DSP Concepts is still adding advanced capabilities to its 400+ library, as well as improving its GUI and interface it more tightly to standard tools like Matlab. It's also still consulting and helping clients build complicated audio products, often promising to cut time-to-market by 90 percent. For instance, recently it consulted with Sirius/XM to do volume levelling across all of their stations to improve the user experience while surfing around the dial. Another recent consulting jobs at Sirius/XM includes codec preconditioning to reduce annoying artifacts created by codecs used in the transmission chain.

The instigator to releasing DSP Concepts secret sauce as a standard product—Audio Weaver—was Sennheiser, who was using it so often that it wanted to use it in-house to help its U.S. design team transfer their designs more easily to their German-based manufacturing branch.

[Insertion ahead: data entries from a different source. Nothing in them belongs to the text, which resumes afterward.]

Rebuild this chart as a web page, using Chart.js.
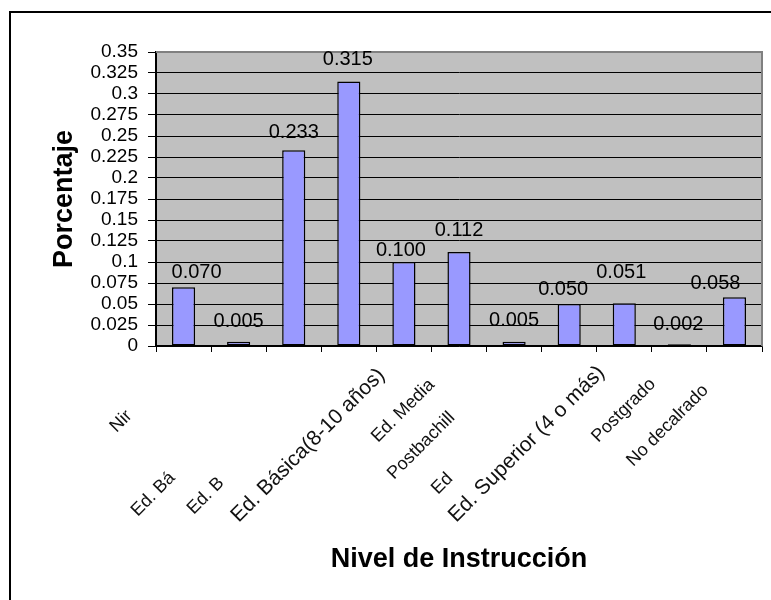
<!DOCTYPE html>
<html lang="es">
<head>
<meta charset="UTF-8">
<title>Nivel de Instrucción</title>
<script src="https://cdn.jsdelivr.net/npm/chart.js"></script>
<style>
  html, body { margin: 0; padding: 0; background: #fff; overflow: hidden; }
  .frame { position: absolute; left: 9px; top: 11px; width: 900px; height: 900px; border: 2px solid #000; }
  .wrap { position: absolute; left: 0; top: 0; width: 771px; height: 600px; }
</style>
</head>
<body>
<div class="frame"></div>
<div class="wrap"><canvas id="chart" width="771" height="600"></canvas></div>
<script>
// visible (clipped) category texts as they appear on the axis
const categories = ['Nir', 'Ed. Bá', 'Ed. B', 'Ed. Básica(8-10 años)', 'Ed. Media', 'Postbachill', 'Ed', 'Ed. Superior (4 o más)', 'Postgrado', 'No decalrado', ''];
const porcentaje = [0.070, 0.005, 0.233, 0.315, 0.100, 0.112, 0.005, 0.050, 0.051, 0.002, 0.058];
const yTicks = [0, 0.025, 0.05, 0.075, 0.1, 0.125, 0.15, 0.175, 0.2, 0.225, 0.25, 0.275, 0.3, 0.325, 0.35];

// label placement tweaks (dx, dy from category centre on the axis), and font sizes
const labelShift = [[-67, 87], [-101, 171], [-100, 169], [-110, 177], [-26, 97], [-65, 134], [-76, 149], [-113, 177], [-26, 97], [-46, 121], [0, 0]];
const labelSize = [18, 18, 18, 21, 18, 18, 18, 21, 18, 18, 18];
// value label tweaks: [dx, gap above bar]
const valueNudge = [[13, 9], [0, 15], [0, 12], [-1, 16], [-3, 6], [0, 16], [0, 16], [-6, 9], [-3, 25], [-1, 14], [-19, 8]];

const FONT = '"Liberation Sans", Arial, sans-serif';
Chart.defaults.font.family = FONT;
Chart.defaults.color = '#000';

const plotBg = {
    id: 'plotBg',
    beforeDraw(chart) {
        const a = chart.chartArea, ctx = chart.ctx;
        ctx.save();
        ctx.fillStyle = '#C0C0C0';
        ctx.fillRect(a.left, a.top, a.right - a.left, a.bottom - a.top);
        ctx.restore();
    },
    afterDatasetsDraw(chart) {
        const a = chart.chartArea, ctx = chart.ctx;
        ctx.save();
        ctx.strokeStyle = '#808080';
        ctx.lineWidth = 2;
        ctx.beginPath();
        ctx.moveTo(a.left, a.top);
        ctx.lineTo(a.right, a.top);
        ctx.lineTo(a.right, a.bottom);
        ctx.stroke();
        ctx.restore();
    }
};

const valueLabels = {
    id: 'valueLabels',
    afterDatasetsDraw(chart) {
        const ctx = chart.ctx;
        const meta = chart.getDatasetMeta(0);
        ctx.save();
        ctx.font = '20px ' + FONT;
        ctx.fillStyle = '#000';
        ctx.textAlign = 'center';
        ctx.textBaseline = 'alphabetic';
        meta.data.forEach((bar, i) => {
            const [dx, gap] = valueNudge[i];
            ctx.fillText(porcentaje[i].toFixed(3), bar.x + dx, bar.y - gap);
        });
        ctx.restore();
    }
};

const xLabels = {
    id: 'xLabels',
    afterDraw(chart) {
        const ctx = chart.ctx;
        const xs = chart.scales.x;
        const y0 = chart.scales.y.getPixelForValue(0);
        categories.forEach((t, i) => {
            if (!t) return;
            const [dx, dy] = labelShift[i];
            ctx.save();
            ctx.translate(xs.getPixelForValue(i) + dx, y0 + dy);
            ctx.rotate(-Math.PI / 4);
            ctx.font = labelSize[i] + 'px ' + FONT;
            ctx.fillStyle = '#111';
            ctx.textAlign = 'left';
            ctx.textBaseline = 'alphabetic';
            ctx.fillText(t, 0, 0);
            ctx.restore();
        });
    }
};

new Chart(document.getElementById('chart'), {
    type: 'bar',
    data: {
        labels: categories,
        datasets: [{
            data: porcentaje,
            backgroundColor: '#9999FF',
            borderColor: '#000',
            borderWidth: 1.5,
            borderSkipped: false,
            barPercentage: 0.42,
            categoryPercentage: 1.0
        }]
    },
    options: {
        responsive: false,
        animation: false,
        layout: { padding: { left: 0, top: 52, right: 9, bottom: 0 } },
        plugins: { legend: { display: false }, tooltip: { enabled: false } },
        scales: {
            x: {
                grid: { drawOnChartArea: false, drawTicks: true, tickLength: 6, color: '#000', offset: true },
                border: { color: '#000', width: 1.5 },
                ticks: { display: false },
                title: {
                    display: true,
                    text: 'Nivel de Instrucción',
                    font: { size: 27, weight: 'bold' },
                    color: '#000',
                    padding: { top: 0, bottom: 24 }
                },
                afterFit(s) { s.height = 254; }
            },
            y: {
                min: 0,
                max: 0.35,
                afterBuildTicks(s) { s.ticks = yTicks.map(v => ({ value: v })); },
                grid: { color: '#000', lineWidth: 1, tickLength: 8 },
                border: { color: '#000', width: 2 },
                ticks: {
                    font: { size: 19 },
                    color: '#000',
                    padding: 10,
                    autoSkip: false,
                    callback: v => String(+v.toFixed(3))
                },
                title: {
                    display: true,
                    text: 'Porcentaje',
                    font: { size: 27, weight: 'bold' },
                    color: '#000',
                    padding: { top: 48, bottom: 0 }
                },
                afterFit(s) { s.width = 156; }
            }
        }
    },
    plugins: [plotBg, valueLabels, xLabels]
});
</script>
</body>
</html>
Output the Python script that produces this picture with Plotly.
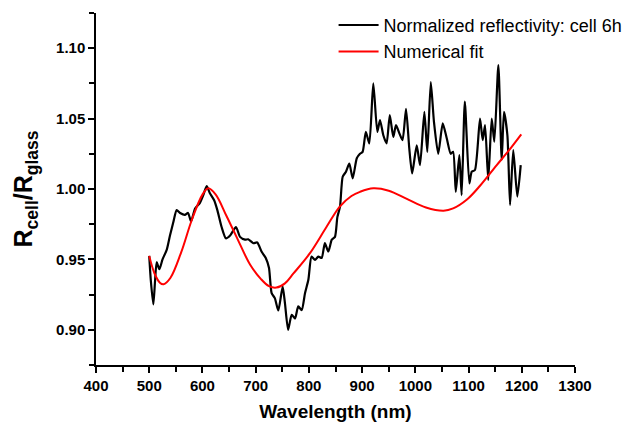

*The video “Audio Weaver Setup for the STM32 F407 Discovery Board” demonstrates how to get started, but Audio Weaver runs on almost every available microcontroller, even home-grown ARM boards. (Source: DSP Concepts)*

"We realised there was a big gap between the algorithms we came up with, and what the product engineers in Germany were able to implement in a shippable way. Often the algorithms we developed couldn’t be implemented, or were difficult to implement, on the platforms that the hardware engineers were using. So we realised we needed some software tools that would facilitate cross-platform development. We looked at what was available, and considered developing something ourselves, and decided Audio Weaver would be the best solution," according to Dan Harris, Chief Technology Integrator at Sennheiser. "Also Audio Weaver…allows us to develop DSP-based products without adding DSP programmers to the staff. Audio Weaver makes it possible for audio products to be developed by acoustics guys or audio engineers who are comfortable with Matlab but don’t know how to implement, say, a digital filter in DSP."

Audio Weaver also lets users develop custom modules in Matlab, C or C++ that are not currently in the DSP Concept repertoire, and if approved, they can be added to DSP's repertoire for others to use with a royalty revenue stream going back to the inventor.

New products using Audio Weaver "inside" include Amazon's Echo, GoPro's Hero-4, Blue Microphone's Nessie.